The recommendation comes as Amazon faces increasing scrutiny for its treatment of workers. The NLRB has also reportedly considered investigating the company for an alleged practice of firing and disciplining workers who organize protests and walkouts — activities that are protected under federal labor law. The company has also been sued by a group of corporate and logistics employees who allege the company engaged in discrimination and harassment based on race and gender. Warehouse workers have sued repeatedly in an effort to get wages for unpaid time they were required to wait in lines, or time they spent walking to distant break rooms (so far Amazon has prevailed in court against federal wage claims). 

Additionally, working conditions for delivery drivers who work for subcontracted “delivery service partners” to bring Amazon packages to customers’ doors have raised concerns, with workers peeing into bottles, struggling to park and facing a discipline system they say doesn’t take their side of the story into account.

The RWDSU complained that Amazon broke federal labor law in several ways in the lead-up to the election in Alabama, which had the potential to create the e-commerce giant’s first unionized workforce in the US. Lawyers for the union said Amazon unlawfully threatened to lay people off and close the warehouse. The union also took issue with a mailbox Amazon had the US Postal Service install on its premises outside the warehouse, which the company then turned into an ad hoc voting booth with a tent surrounding it on three sides and banners urging workers to vote. 

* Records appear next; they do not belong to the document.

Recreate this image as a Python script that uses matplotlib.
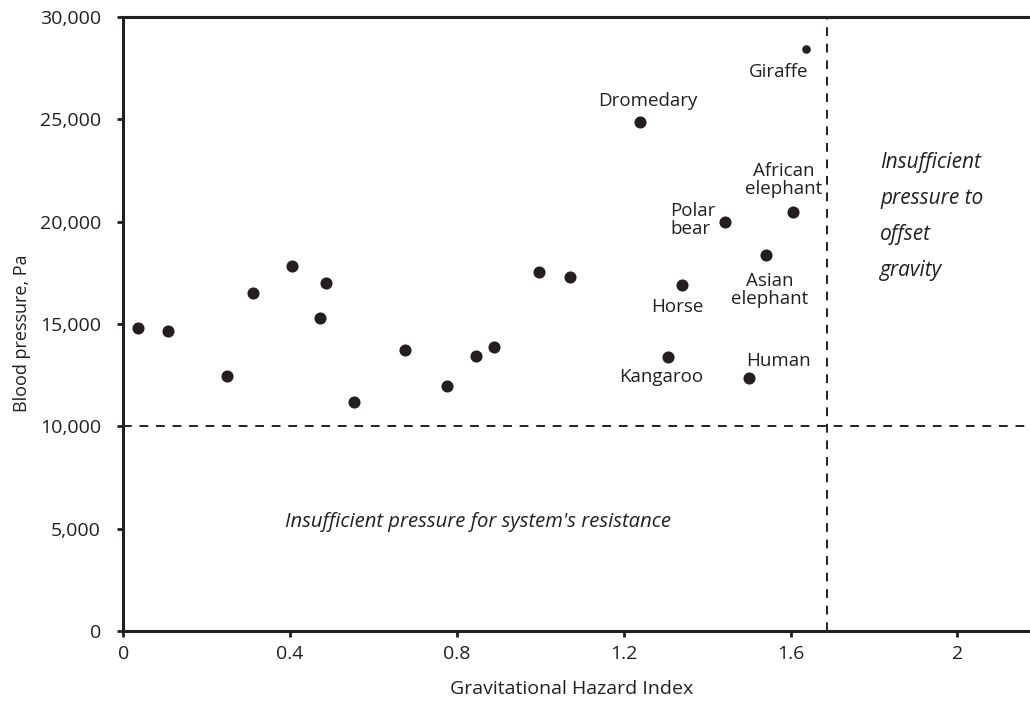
import matplotlib
matplotlib.use("Agg")
import matplotlib.pyplot as plt

plt.rcParams['font.family'] = ['Open Sans', 'DejaVu Sans']

INK = '#231f20'

# Gravitational hazard index vs blood pressure for the sampled animals
hazard = [0.036, 0.106, 0.248, 0.312, 0.405, 0.471, 0.485, 0.554, 0.676, 0.776,
          0.846, 0.889, 0.997, 1.071]
pressure = [14790, 14660, 12460, 16500, 17830, 15290, 16990, 11170, 13730, 11970,
            13440, 13880, 17540, 17300]

# Named animals, label offsets from the dot (pixels) and label alignment
named = ['Dromedary', 'Polar\nbear', 'African\nelephant', 'Asian\nelephant',
         'Horse', 'Kangaroo', 'Human']
named_hazard = [1.239, 1.443, 1.605, 1.541, 1.339, 1.307, 1.500]
named_pressure = [24870, 19970, 20490, 18360, 16900, 13370, 12350]
label_offsets = [(8, 21), (-55, 2), (-9, 32), (4, -35), (-4, -22), (-7, -20), (30, 17)]
label_ha = ['center', 'left', 'center', 'center', 'center', 'center', 'center']

giraffe = (1.637, 28420)

pressure_floor = 10000
hazard_limit = 1.687

fig = plt.figure(figsize=(10.3, 7.04), dpi=100)
ax = fig.add_axes([0.1197, 0.1037, 0.8803, 0.8722])

ax.scatter(hazard, pressure, s=76, color=INK, zorder=3, linewidths=0)
ax.scatter(named_hazard, named_pressure, s=76, color=INK, zorder=3, linewidths=0)
ax.scatter([giraffe[0]], [giraffe[1]], s=38, color=INK, zorder=3, linewidths=0)

for name, x, y, off, ha in zip(named, named_hazard, named_pressure, label_offsets, label_ha):
    ax.annotate(name, (x, y), xytext=off, textcoords='offset pixels',
                ha=ha, va='center', multialignment=ha, fontsize=13.5,
                color=INK, linespacing=1.0)
ax.annotate('Giraffe', giraffe, xytext=(-27, -23), textcoords='offset pixels',
            ha='center', va='center', fontsize=13.5, color=INK)

# threshold lines
ax.axhline(pressure_floor, color=INK, lw=1.4, ls=(0, (4.5, 4)), zorder=2)
ax.axvline(hazard_limit, color=INK, lw=1.4, ls=(0, (4.5, 4)), zorder=2)

ax.text(0.851, 5330, "Insufficient pressure for system's resistance",
        ha='center', va='center', fontsize=14.6, style='italic', color=INK)
ax.text(1.815, 20250, 'Insufficient\npressure to\noffset\ngravity',
        ha='left', va='center', fontsize=15, style='italic', color=INK,
        linespacing=1.95)

ax.set_xlim(0, 2.174)
ax.set_ylim(0, 30000)
ax.set_xticks([0, 0.4, 0.8, 1.2, 1.6, 2])
ax.set_xticklabels(['0', '0.4', '0.8', '1.2', '1.6', '2'])
ax.set_yticks(range(0, 30001, 5000))
ax.set_yticklabels([f'{v:,}' for v in range(0, 30001, 5000)])

for side in ['left', 'bottom', 'top']:
    ax.spines[side].set_linewidth(2.2)
    ax.spines[side].set_color(INK)
ax.spines['right'].set_visible(False)
ax.tick_params(axis='both', direction='out', length=4, width=2, color=INK,
               labelsize=14, labelcolor=INK)
ax.tick_params(axis='x', pad=6)
ax.tick_params(axis='y', pad=12)

ax.set_xlabel('Gravitational Hazard Index', fontsize=14, color=INK)
ax.set_ylabel('Blood pressure, Pa', fontsize=13, color=INK)
ax.xaxis.set_label_coords(0.495, -0.080)
ax.yaxis.set_label_coords(-0.102, 0.485)

fig.savefig('out.png', dpi=100)
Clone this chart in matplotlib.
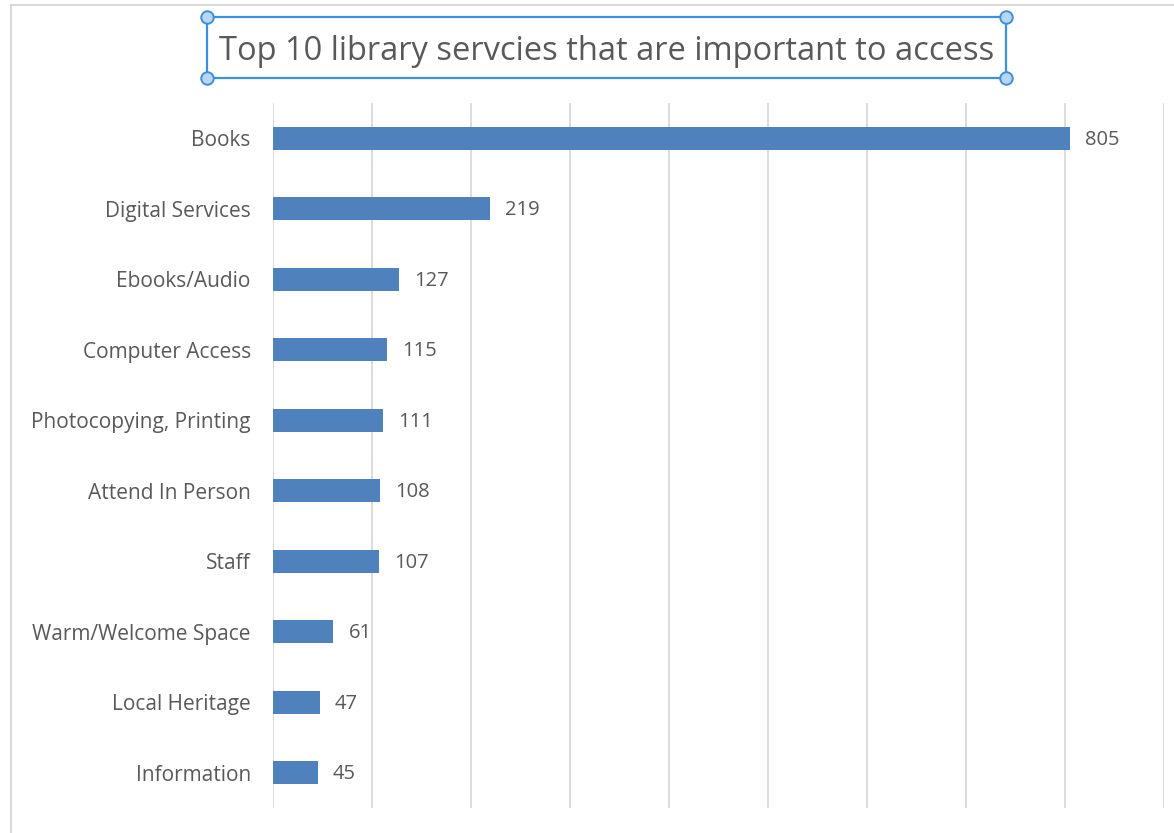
import matplotlib
matplotlib.use("Agg")
import matplotlib.pyplot as plt
from matplotlib.patches import Rectangle
from matplotlib.lines import Line2D

# Survey results: number of responses per library service
services = [
    "Books", "Digital Services", "Ebooks/Audio", "Computer Access",
    "Photocopying, Printing", "Attend In Person", "Staff",
    "Warm/Welcome Space", "Local Heritage", "Information",
]
responses = [805, 219, 127, 115, 111, 108, 107, 61, 47, 45]
title_text = "Top 10 library servcies that are important to access"

plt.rcParams["font.family"] = ["Open Sans", "DejaVu Sans"]

W, H = 1174, 833
fig = plt.figure(figsize=(W / 100, H / 100), dpi=100)
fig.patch.set_facecolor("white")

# chart frame
fig.add_artist(Rectangle((10.5 / W, -0.1), 1.2, 1 - 5.5 / H + 0.1,
                         transform=fig.transFigure, fill=False,
                         edgecolor="#d9d9d9", linewidth=1.5))

ax = fig.add_axes([273 / W, 1 - 808 / H, (1164 - 273) / W, (808 - 103) / H])
y = list(range(len(services)))
ax.barh(y, responses, height=0.33, color="#4f81bd", zorder=3)
ax.set_xlim(0, 900)
ax.set_ylim(len(services) - 0.5, -0.5)
ax.set_xticks(range(0, 901, 100))
ax.set_xticklabels([])
ax.tick_params(axis="x", length=0)
ax.tick_params(axis="y", length=0, pad=16, labelsize=15, labelcolor="#595959")
ax.set_yticks(y)
ax.set_yticklabels(services)
ax.grid(axis="x", color="#d9d9d9", linewidth=1.3, zorder=0)
for s in ax.spines.values():
    s.set_visible(False)

for yi, v in zip(y, responses):
    ax.annotate(str(v), (v, yi), xytext=(11, -1), textcoords="offset points",
                va="center", ha="left", fontsize=14.5, color="#595959")

# selected title box with handles
bx0, bx1, by0, by1 = 207, 1006, 17, 78
fig.add_artist(Rectangle((bx0 / W, 1 - by1 / H), (bx1 - bx0) / W, (by1 - by0) / H,
                         transform=fig.transFigure, fill=False,
                         edgecolor="#3d8fe0", linewidth=1.6, zorder=5))
for hx, hy in [(bx0, by0), (bx1, by0), (bx0, by1), (bx1, by1)]:
    fig.add_artist(Line2D([hx / W], [1 - hy / H], transform=fig.transFigure,
                          marker="o", markersize=9, markerfacecolor="#b9d7f5",
                          markeredgecolor="#3d8fe0", markeredgewidth=1.4,
                          linestyle="none", zorder=6))
fig.text((bx0 + bx1) / 2 / W, 1 - 51 / H, title_text, ha="center", va="center",
         fontsize=23.5, color="#595959")

fig.savefig("out.png", dpi=100)
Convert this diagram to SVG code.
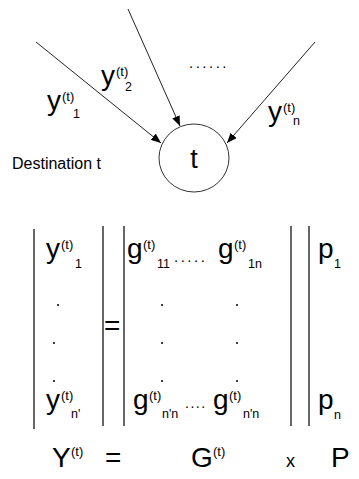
<svg xmlns="http://www.w3.org/2000/svg" width="359" height="479" viewBox="0 0 359 479">
<defs>
<marker id="ah" markerWidth="10" markerHeight="8" refX="10" refY="4" orient="auto" markerUnits="userSpaceOnUse">
<path d="M0,0 L10,4 L0,8 Z" fill="#000"/>
</marker>
</defs>
<style>
text{font-family:"Liberation Sans",Arial,sans-serif;fill:#000}
.big{font-size:28px}
.sup{font-size:13px}
.sub{font-size:12.5px}
.lbl{font-size:16px}
.dots{font-size:15px;letter-spacing:2.5px}
.dots2{font-size:14px;letter-spacing:1.5px}
.bar{stroke:#000;stroke-width:1.2}
.dot{fill:#000}
.edge{stroke:#222;stroke-width:1;fill:none}
</style>
<rect width="359" height="479" fill="#fff"/>
<g id="connectors">
<line class="edge" x1="36" y1="42" x2="161" y2="143" marker-end="url(#ah)"/>
<line class="edge" x1="128" y1="9" x2="180" y2="126" marker-end="url(#ah)"/>
<line class="edge" x1="315" y1="42" x2="227" y2="143" marker-end="url(#ah)"/>
</g>
<g id="node-t">
<ellipse cx="194" cy="158" rx="35" ry="34" fill="#fff" stroke="#333" stroke-width="1"/>
<text x="194" y="168" style="font-size:27px" text-anchor="middle">t</text>
</g>
<g id="label-dest"><text x="12" y="169" class="lbl">Destination t</text></g>
<g id="label-y1"><text x="47" y="110" class="big">y</text><text x="62" y="101" class="sup">(t)</text><text x="73" y="118" class="sub">1</text></g>
<g id="label-y2"><text x="101" y="85" class="big">y</text><text x="116" y="76" class="sup">(t)</text><text x="125" y="91" class="sub">2</text></g>
<g id="label-dots"><text x="189" y="68" class="dots">......</text></g>
<g id="label-yn"><text x="268" y="121" class="big">y</text><text x="283" y="112" class="sup">(t)</text><text x="293" y="125" class="sub">n</text></g>

<g id="matrix">
<line class="bar" x1="34" y1="229" x2="34" y2="429"/>
<line class="bar" x1="103" y1="226" x2="103" y2="426"/>
<line class="bar" x1="124" y1="226" x2="124" y2="426"/>
<line class="bar" x1="291" y1="226" x2="291" y2="426"/>
<line class="bar" x1="309" y1="226" x2="309" y2="426"/>

<text x="46" y="258" class="big">y</text><text x="61" y="249" class="sup">(t)</text><text x="75" y="268" class="sub">1</text>
<circle class="dot" cx="58" cy="305" r="1"/><circle class="dot" cx="54" cy="343" r="1"/><circle class="dot" cx="54" cy="381" r="1"/>
<text x="46" y="409" class="big">y</text><text x="61" y="400" class="sup">(t)</text><text x="71" y="418" class="sub">n'</text>

<text x="104" y="335" class="big">=</text>

<text x="127" y="258" class="big">g</text><text x="143" y="249" class="sup">(t)</text><text x="157" y="268" class="sub">11</text>
<text x="174" y="262" class="dots">.....</text>
<text x="218" y="258" class="big">g</text><text x="234" y="249" class="sup">(t)</text><text x="248" y="268" class="sub">1n</text>
<circle class="dot" cx="162" cy="305" r="1"/><circle class="dot" cx="162" cy="343" r="1"/><circle class="dot" cx="162" cy="381" r="1"/>
<circle class="dot" cx="237" cy="305" r="1"/><circle class="dot" cx="237" cy="343" r="1"/><circle class="dot" cx="237" cy="381" r="1"/>
<text x="133" y="409" class="big">g</text><text x="149" y="400" class="sup">(t)</text><text x="162" y="418" class="sub">n'n</text>
<text x="185" y="408" class="dots2">....</text>
<text x="213" y="409" class="big">g</text><text x="229" y="400" class="sup">(t)</text><text x="243" y="418" class="sub">n'n</text>

<text x="318" y="258" class="big">p</text><text x="334" y="268" class="sub">1</text>
<text x="318" y="409" class="big">p</text><text x="334" y="419" class="sub">n</text>
</g>

<g id="equation">
<text x="52" y="467" class="big">Y</text><text x="71" y="456" class="sup">(t)</text>
<text x="105" y="467" class="big">=</text>
<text x="191" y="467" class="big">G</text><text x="213" y="456" class="sup">(t)</text>
<text x="286" y="467" style="font-size:18px">x</text>
<text x="331" y="467" class="big">P</text>
</g>
</svg>
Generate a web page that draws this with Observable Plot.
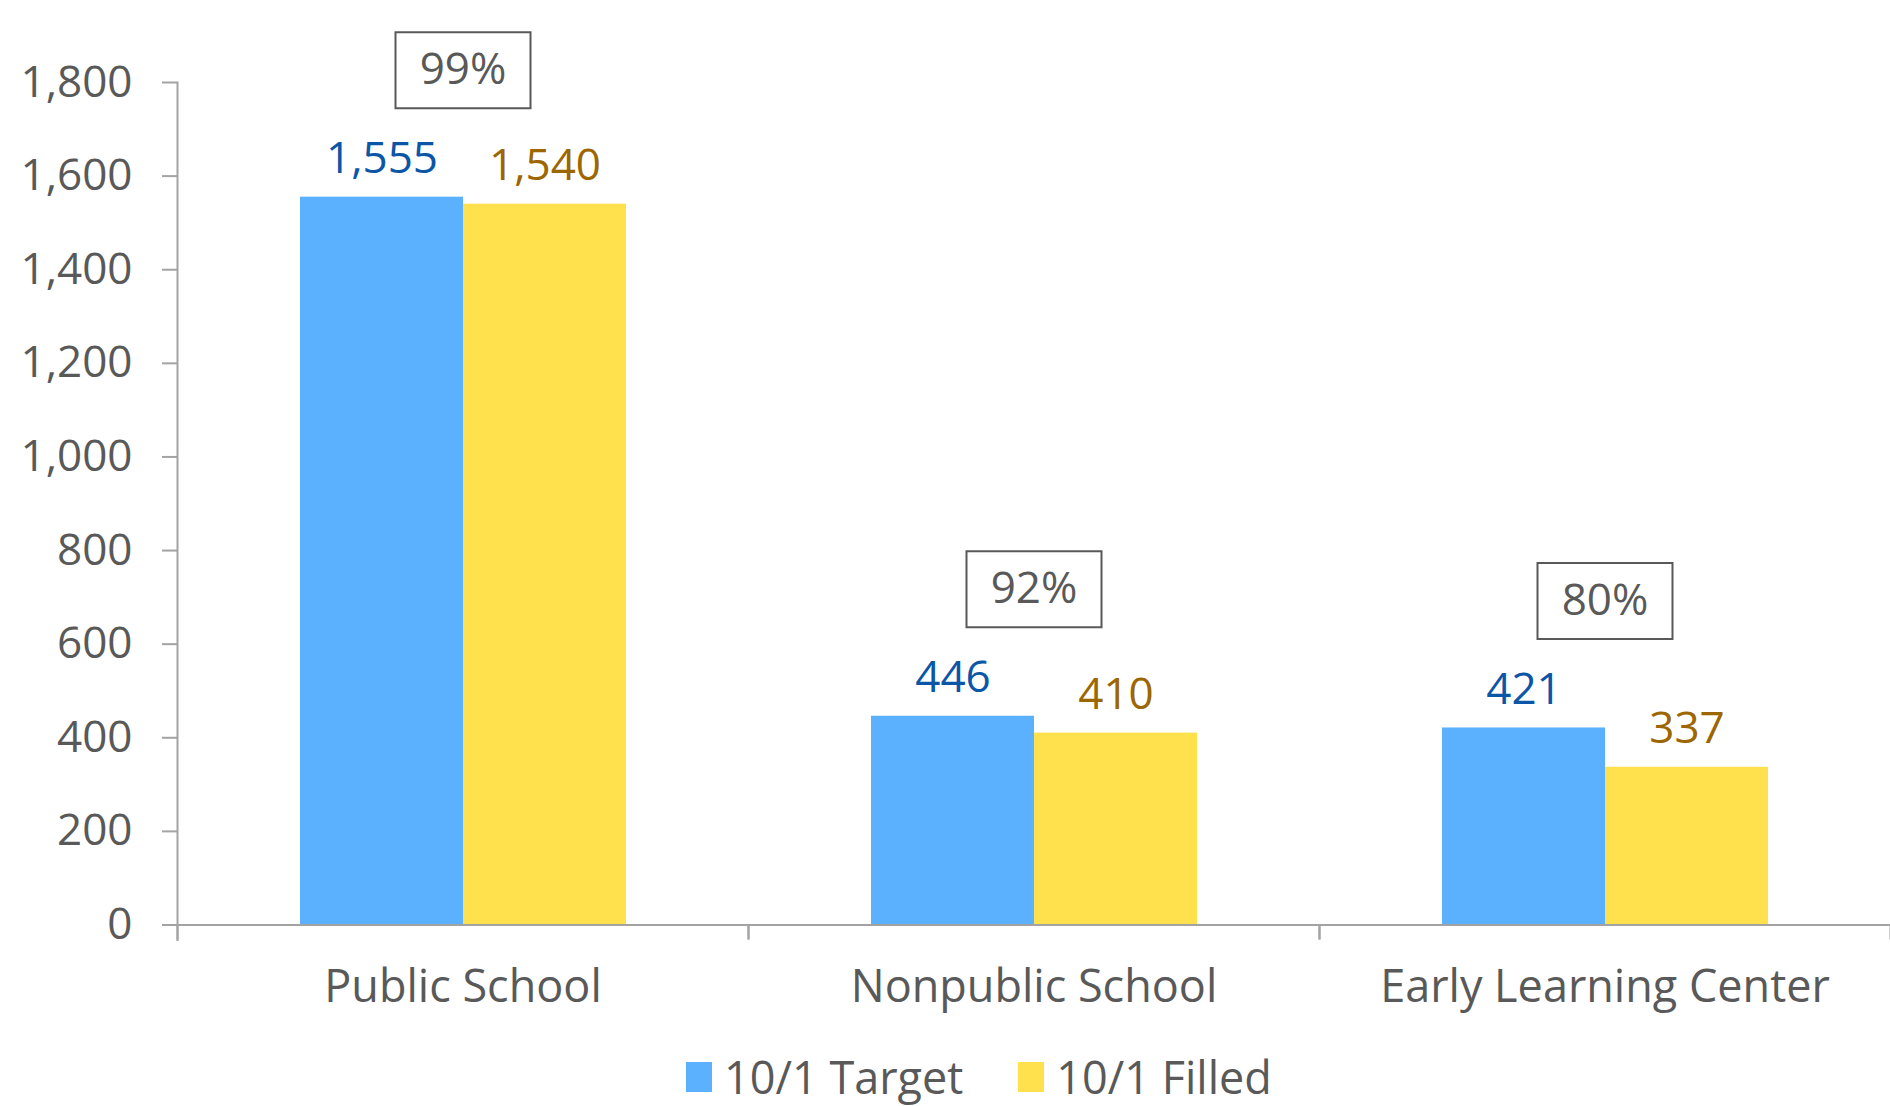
<!DOCTYPE html>
<html>
<head>
<meta charset="utf-8">
<script src="https://cdn.jsdelivr.net/npm/d3@7"></script>
<script src="https://cdn.jsdelivr.net/npm/@observablehq/plot@0.6"></script>
<style>
  html, body { margin: 0; padding: 0; background: #ffffff; }
  body { width: 1890px; height: 1106px; overflow: hidden; font-family: "Open Sans", sans-serif; }
  #chart svg { display: block; }
  #legend { display: flex; align-items: center; height: 50px; padding-top: 12px; margin-left: 686px; }
  .item { display: flex; align-items: center; margin-right: 55px; }
  .swatch { width: 26px; height: 30px; margin-right: 12px; }
  .label { font-size: 45px; font-weight: 500; line-height: 50px; color: #595959; white-space: nowrap; }
</style>
</head>
<body>
<div id="chart"></div>
<div id="legend"></div>
<script>
// ---- data ----
const categories = ["Public School", "Nonpublic School", "Early Learning Center"];
const seriesNames = ["10/1 Target", "10/1 Filled"];
const target = [1555, 446, 421];
const filled = [1540, 410, 337];
const yTicks = [0, 200, 400, 600, 800, 1000, 1200, 1400, 1600, 1800];

// ---- styles ----
const barColors = ["#5CB1FF", "#FFE04D"];
const labelColors = ["#0B56A6", "#9C6600"];
const textGray = "#595959";
const axisGray = "#A3A3A3";

const rows = categories.flatMap((c, i) => [
  {category: c, series: seriesNames[0], value: target[i]},
  {category: c, series: seriesNames[1], value: filled[i]}
]);
const groups = categories.map((c, i) => ({
  category: c,
  target: target[i],
  pct: Math.round(filled[i] / target[i] * 100) + "%"
}));

const W = 1890, H = 1040, ML = 177, MT = 82, MB = H - 924.5;
const band = (W - ML) / categories.length;

const boxSymbol = {
  draw(ctx) {
    ctx.moveTo(-67.5, -38);
    ctx.lineTo(67.5, -38);
    ctx.lineTo(67.5, 38);
    ctx.lineTo(-67.5, 38);
    ctx.closePath();
  }
};

const fmt = d3.format(",");

const chart = Plot.plot({
  width: W,
  height: H,
  marginLeft: ML,
  marginRight: 0,
  marginTop: MT,
  marginBottom: MB,
  style: {fontFamily: "'Open Sans', sans-serif", fontSize: "44px", fontWeight: 500, background: "white", overflow: "visible"},
  fx: {domain: categories, padding: 0, label: null},
  x: {domain: seriesNames, paddingInner: 0, paddingOuter: 0.746, axis: null},
  y: {domain: [0, 1800], label: null},
  color: {domain: seriesNames, range: barColors},
  marks: [
    Plot.barY(rows, {fx: "category", x: "series", y: "value", fill: "series"}),
    Plot.ruleY([0], {stroke: axisGray, strokeWidth: 2}),
    Plot.frame({anchor: "left", facetAnchor: "left", stroke: axisGray, strokeWidth: 2, insetBottom: -15}),
    Plot.axisY({ticks: yTicks, tickFormat: fmt, tickSize: 15, tickPadding: 30, stroke: axisGray, strokeWidth: 2, fill: textGray, fontSize: 44, label: null}),
    Plot.axisFx({anchor: "bottom", tickSize: 0, tickPadding: 45, fill: textGray, fontSize: 45, label: null}),
    Plot.axisFx({anchor: "bottom", tickSize: 15, tickFormat: () => "", dx: -band / 2, stroke: axisGray, strokeWidth: 2, label: null}),
    Plot.axisFx({anchor: "bottom", tickSize: 15, tickFormat: () => "", dx: band / 2, stroke: axisGray, strokeWidth: 2, label: null}),
    Plot.text(rows.filter(d => d.series === seriesNames[0]), {
      fx: "category", x: "series", y: "value", text: d => fmt(d.value),
      dy: -24, lineAnchor: "bottom", fill: labelColors[0], fontSize: 44
    }),
    Plot.text(rows.filter(d => d.series === seriesNames[1]), {
      fx: "category", x: "series", y: "value", text: d => fmt(d.value),
      dy: -24, lineAnchor: "bottom", fill: labelColors[1], fontSize: 44
    }),
    Plot.dot(groups, {fx: "category", y: "target", symbol: boxSymbol, r: 10, fill: "white", stroke: textGray, strokeWidth: 2, dy: -127}),
    Plot.text(groups, {fx: "category", y: "target", text: "pct", dy: -127, lineAnchor: "middle", fill: textGray, fontSize: 44})
  ]
});
document.getElementById("chart").appendChild(chart);

// legend
const legend = document.getElementById("legend");
seriesNames.forEach((s, i) => {
  const item = document.createElement("div");
  item.className = "item";
  const sw = document.createElement("div");
  sw.className = "swatch";
  sw.style.background = barColors[i];
  const lb = document.createElement("div");
  lb.className = "label";
  lb.textContent = s;
  item.appendChild(sw);
  item.appendChild(lb);
  legend.appendChild(item);
});
</script>
</body>
</html>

The mailbox was a metal cabinet with several slots and not a standard blue box with a USPS logo on it. The union argued it gave the impression that Amazon was involved in collecting ballots, which could have affected the vote. During the hearing over the union’s complaints, a worker testified that he’d seen Amazon workers access the mailbox. Amazon countered that it only had access to compartments that contained incoming mail addressed to the company.